Extracted records
** START **
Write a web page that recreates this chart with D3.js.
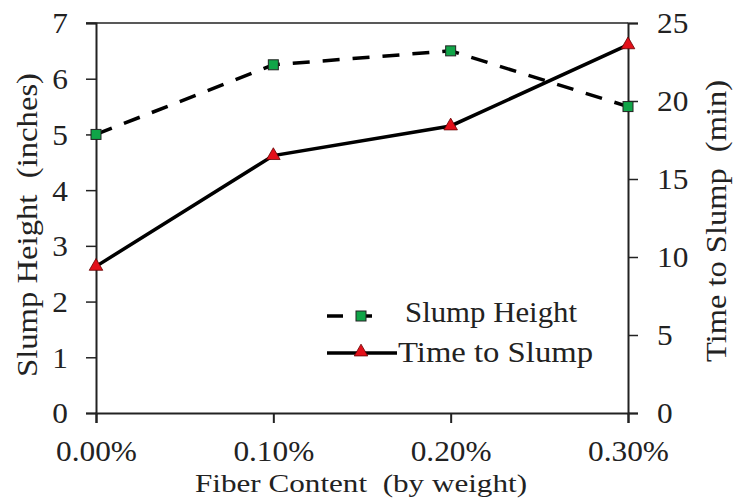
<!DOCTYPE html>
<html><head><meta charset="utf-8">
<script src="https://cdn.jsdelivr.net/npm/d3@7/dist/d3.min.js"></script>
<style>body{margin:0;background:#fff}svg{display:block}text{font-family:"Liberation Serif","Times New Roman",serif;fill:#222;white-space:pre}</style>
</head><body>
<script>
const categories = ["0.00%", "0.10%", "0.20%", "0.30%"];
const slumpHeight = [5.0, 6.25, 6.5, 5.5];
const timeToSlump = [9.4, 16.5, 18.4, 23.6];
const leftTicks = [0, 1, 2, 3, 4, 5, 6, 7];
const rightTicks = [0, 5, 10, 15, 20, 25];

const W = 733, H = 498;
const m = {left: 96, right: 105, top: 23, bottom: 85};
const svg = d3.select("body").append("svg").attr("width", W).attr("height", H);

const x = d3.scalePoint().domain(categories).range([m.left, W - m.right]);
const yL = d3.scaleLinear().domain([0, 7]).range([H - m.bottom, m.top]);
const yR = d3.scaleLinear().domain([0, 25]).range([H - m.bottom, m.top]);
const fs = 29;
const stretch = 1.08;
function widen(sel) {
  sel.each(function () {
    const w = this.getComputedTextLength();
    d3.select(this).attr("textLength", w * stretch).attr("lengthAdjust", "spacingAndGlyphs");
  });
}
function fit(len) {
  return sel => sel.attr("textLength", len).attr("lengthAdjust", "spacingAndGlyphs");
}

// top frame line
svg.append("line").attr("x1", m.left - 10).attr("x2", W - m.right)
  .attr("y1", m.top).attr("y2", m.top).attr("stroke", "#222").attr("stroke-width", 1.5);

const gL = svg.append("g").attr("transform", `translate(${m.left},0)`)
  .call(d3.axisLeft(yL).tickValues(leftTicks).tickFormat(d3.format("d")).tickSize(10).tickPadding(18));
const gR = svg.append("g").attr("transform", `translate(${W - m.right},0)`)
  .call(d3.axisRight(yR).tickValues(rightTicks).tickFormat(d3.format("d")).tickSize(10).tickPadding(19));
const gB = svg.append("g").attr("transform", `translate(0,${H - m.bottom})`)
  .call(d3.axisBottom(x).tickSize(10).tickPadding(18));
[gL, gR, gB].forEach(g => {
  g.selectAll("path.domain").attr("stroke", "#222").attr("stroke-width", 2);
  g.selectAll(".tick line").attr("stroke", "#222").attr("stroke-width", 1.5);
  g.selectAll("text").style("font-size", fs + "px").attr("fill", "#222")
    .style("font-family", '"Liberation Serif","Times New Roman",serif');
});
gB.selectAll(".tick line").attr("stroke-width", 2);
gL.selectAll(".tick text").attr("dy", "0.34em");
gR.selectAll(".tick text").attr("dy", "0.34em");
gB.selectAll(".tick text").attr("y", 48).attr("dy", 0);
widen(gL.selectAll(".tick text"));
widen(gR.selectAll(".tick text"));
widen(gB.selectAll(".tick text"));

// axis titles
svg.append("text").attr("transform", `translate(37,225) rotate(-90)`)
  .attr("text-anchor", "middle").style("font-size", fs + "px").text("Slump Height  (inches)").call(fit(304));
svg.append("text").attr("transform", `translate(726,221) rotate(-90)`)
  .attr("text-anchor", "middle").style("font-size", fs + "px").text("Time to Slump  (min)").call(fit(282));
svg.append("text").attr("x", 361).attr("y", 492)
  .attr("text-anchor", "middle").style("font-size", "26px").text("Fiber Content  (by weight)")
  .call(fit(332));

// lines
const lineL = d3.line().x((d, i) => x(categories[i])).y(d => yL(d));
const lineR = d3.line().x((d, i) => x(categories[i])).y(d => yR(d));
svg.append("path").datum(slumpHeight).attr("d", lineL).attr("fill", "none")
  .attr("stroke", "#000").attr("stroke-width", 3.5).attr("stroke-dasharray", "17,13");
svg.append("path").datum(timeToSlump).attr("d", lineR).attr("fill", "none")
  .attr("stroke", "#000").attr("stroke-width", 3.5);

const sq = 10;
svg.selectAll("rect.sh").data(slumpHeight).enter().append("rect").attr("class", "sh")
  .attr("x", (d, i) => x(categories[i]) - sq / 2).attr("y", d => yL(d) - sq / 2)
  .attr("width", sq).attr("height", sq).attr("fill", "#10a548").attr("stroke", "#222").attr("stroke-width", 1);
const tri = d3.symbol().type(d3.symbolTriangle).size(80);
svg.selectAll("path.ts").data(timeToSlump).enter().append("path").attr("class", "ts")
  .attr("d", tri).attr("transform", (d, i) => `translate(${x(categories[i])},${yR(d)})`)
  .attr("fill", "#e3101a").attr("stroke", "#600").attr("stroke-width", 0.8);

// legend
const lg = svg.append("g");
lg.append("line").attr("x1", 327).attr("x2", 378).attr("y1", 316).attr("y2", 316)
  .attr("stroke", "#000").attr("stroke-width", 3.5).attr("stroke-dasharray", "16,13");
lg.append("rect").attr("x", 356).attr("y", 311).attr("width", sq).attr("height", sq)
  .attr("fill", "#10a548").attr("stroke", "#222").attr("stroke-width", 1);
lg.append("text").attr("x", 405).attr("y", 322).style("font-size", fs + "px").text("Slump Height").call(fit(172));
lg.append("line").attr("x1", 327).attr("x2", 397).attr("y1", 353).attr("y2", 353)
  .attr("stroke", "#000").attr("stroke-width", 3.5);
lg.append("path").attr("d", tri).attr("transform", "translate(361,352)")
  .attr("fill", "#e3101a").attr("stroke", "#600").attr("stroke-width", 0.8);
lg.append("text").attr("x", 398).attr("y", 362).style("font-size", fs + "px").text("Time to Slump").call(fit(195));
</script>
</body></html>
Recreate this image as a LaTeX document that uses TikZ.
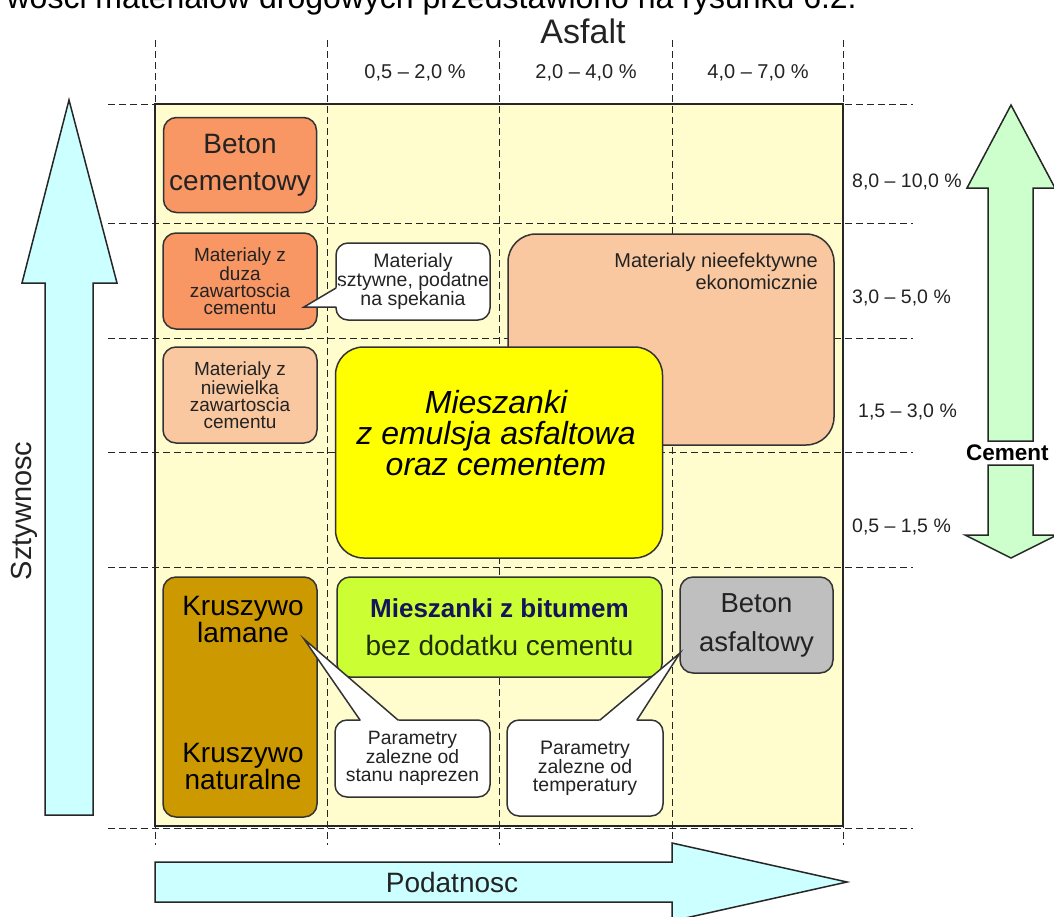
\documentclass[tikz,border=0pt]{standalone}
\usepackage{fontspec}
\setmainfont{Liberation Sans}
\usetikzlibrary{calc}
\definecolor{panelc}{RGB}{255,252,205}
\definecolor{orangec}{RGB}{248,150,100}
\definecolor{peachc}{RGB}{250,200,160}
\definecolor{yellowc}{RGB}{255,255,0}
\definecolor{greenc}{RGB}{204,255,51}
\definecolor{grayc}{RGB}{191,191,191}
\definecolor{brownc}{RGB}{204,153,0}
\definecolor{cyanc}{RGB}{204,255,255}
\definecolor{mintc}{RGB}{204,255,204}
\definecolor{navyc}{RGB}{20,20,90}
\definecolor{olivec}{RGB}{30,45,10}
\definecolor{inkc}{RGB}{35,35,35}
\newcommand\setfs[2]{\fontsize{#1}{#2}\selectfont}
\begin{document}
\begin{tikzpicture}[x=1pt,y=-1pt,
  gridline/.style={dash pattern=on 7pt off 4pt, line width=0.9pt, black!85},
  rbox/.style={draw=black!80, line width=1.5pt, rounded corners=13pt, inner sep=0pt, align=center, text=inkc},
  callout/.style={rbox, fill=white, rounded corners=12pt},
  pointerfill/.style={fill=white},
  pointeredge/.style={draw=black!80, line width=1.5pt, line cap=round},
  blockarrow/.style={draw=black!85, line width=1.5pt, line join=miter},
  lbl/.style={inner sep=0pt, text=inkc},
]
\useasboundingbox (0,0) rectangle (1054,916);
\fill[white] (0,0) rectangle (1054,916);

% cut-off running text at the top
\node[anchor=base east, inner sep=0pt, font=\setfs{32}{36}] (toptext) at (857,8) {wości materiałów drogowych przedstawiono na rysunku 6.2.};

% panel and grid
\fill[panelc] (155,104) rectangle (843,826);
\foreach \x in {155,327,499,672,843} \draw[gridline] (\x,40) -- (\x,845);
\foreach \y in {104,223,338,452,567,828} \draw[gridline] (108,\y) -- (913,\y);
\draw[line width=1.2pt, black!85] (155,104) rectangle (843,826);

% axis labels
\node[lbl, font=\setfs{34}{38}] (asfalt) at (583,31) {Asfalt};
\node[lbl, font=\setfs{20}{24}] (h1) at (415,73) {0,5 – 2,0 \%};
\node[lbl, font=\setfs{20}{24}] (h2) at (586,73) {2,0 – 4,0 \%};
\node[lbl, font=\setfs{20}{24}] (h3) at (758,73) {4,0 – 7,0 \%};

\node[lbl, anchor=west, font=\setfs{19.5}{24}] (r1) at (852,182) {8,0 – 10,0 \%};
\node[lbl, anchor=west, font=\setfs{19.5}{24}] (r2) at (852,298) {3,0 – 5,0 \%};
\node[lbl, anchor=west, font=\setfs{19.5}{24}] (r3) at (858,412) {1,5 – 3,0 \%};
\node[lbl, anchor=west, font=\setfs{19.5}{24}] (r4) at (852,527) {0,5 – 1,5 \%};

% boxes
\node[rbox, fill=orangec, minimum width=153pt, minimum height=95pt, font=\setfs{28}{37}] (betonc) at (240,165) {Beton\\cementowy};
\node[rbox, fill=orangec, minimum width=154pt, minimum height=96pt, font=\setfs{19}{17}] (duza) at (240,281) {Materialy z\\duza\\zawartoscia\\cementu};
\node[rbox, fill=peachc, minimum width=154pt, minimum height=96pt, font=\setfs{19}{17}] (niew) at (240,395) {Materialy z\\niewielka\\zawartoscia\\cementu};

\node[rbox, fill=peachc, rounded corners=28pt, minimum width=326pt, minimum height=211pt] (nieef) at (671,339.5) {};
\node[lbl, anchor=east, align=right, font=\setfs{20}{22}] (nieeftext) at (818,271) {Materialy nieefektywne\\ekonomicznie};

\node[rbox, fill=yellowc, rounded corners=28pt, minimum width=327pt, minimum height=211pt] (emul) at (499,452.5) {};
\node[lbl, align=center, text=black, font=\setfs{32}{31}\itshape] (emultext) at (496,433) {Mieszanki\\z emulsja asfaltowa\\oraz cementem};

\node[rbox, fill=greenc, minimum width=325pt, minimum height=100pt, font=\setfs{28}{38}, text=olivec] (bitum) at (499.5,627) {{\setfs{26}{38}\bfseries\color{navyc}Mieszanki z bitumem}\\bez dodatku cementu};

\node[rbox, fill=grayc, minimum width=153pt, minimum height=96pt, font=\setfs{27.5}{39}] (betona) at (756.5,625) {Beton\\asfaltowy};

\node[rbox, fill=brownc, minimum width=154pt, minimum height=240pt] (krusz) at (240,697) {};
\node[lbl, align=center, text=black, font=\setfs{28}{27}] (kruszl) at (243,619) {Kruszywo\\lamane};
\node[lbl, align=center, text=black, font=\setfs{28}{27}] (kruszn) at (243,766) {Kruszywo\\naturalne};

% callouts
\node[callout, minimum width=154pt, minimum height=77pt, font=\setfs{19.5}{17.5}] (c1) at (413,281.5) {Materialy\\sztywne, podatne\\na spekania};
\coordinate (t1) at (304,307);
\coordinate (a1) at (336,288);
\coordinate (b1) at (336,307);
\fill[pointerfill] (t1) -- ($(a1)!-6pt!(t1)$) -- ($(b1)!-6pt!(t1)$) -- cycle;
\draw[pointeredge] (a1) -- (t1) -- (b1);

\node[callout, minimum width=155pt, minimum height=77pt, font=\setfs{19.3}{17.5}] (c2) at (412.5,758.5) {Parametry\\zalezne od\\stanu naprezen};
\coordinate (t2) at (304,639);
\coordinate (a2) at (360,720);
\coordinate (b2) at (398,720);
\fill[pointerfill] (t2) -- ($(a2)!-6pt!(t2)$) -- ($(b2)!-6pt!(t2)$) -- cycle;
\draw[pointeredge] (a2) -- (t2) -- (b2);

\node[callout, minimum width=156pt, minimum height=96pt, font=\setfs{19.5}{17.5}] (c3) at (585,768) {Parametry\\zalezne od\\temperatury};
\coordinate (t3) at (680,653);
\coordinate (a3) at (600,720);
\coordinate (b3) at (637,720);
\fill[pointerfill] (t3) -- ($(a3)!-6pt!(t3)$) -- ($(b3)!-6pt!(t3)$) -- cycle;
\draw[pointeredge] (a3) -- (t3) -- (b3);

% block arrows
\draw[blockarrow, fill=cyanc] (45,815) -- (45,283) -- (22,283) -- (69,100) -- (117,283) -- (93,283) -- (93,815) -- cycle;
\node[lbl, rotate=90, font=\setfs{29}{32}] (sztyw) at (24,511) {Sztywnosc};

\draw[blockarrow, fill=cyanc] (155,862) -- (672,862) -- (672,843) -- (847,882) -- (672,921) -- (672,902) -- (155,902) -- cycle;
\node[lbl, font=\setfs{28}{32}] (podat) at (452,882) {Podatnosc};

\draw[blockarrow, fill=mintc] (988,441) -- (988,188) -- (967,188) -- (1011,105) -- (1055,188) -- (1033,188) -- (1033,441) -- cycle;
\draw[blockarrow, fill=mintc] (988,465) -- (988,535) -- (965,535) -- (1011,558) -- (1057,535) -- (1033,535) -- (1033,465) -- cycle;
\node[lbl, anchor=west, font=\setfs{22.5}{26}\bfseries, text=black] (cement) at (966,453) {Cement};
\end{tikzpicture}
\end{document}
** END **
Aim of the task: Leave the pictures out, and transcribe exactly the lines above starting at the one that contains "Recreate this image" and ending at the one that contains "black!85] (155,104) rectangle (843,826);".

The answer:
Recreate this image as a LaTeX document that uses TikZ.
\documentclass[tikz,border=0pt]{standalone}
\usepackage{fontspec}
\setmainfont{Liberation Sans}
\usetikzlibrary{calc}
\definecolor{panelc}{RGB}{255,252,205}
\definecolor{orangec}{RGB}{248,150,100}
\definecolor{peachc}{RGB}{250,200,160}
\definecolor{yellowc}{RGB}{255,255,0}
\definecolor{greenc}{RGB}{204,255,51}
\definecolor{grayc}{RGB}{191,191,191}
\definecolor{brownc}{RGB}{204,153,0}
\definecolor{cyanc}{RGB}{204,255,255}
\definecolor{mintc}{RGB}{204,255,204}
\definecolor{navyc}{RGB}{20,20,90}
\definecolor{olivec}{RGB}{30,45,10}
\definecolor{inkc}{RGB}{35,35,35}
\newcommand\setfs[2]{\fontsize{#1}{#2}\selectfont}
\begin{document}
\begin{tikzpicture}[x=1pt,y=-1pt,
  gridline/.style={dash pattern=on 7pt off 4pt, line width=0.9pt, black!85},
  rbox/.style={draw=black!80, line width=1.5pt, rounded corners=13pt, inner sep=0pt, align=center, text=inkc},
  callout/.style={rbox, fill=white, rounded corners=12pt},
  pointerfill/.style={fill=white},
  pointeredge/.style={draw=black!80, line width=1.5pt, line cap=round},
  blockarrow/.style={draw=black!85, line width=1.5pt, line join=miter},
  lbl/.style={inner sep=0pt, text=inkc},
]
\useasboundingbox (0,0) rectangle (1054,916);
\fill[white] (0,0) rectangle (1054,916);

% cut-off running text at the top
\node[anchor=base east, inner sep=0pt, font=\setfs{32}{36}] (toptext) at (857,8) {wości materiałów drogowych przedstawiono na rysunku 6.2.};

% panel and grid
\fill[panelc] (155,104) rectangle (843,826);
\foreach \x in {155,327,499,672,843} \draw[gridline] (\x,40) -- (\x,845);
\foreach \y in {104,223,338,452,567,828} \draw[gridline] (108,\y) -- (913,\y);
\draw[line width=1.2pt, black!85] (155,104) rectangle (843,826);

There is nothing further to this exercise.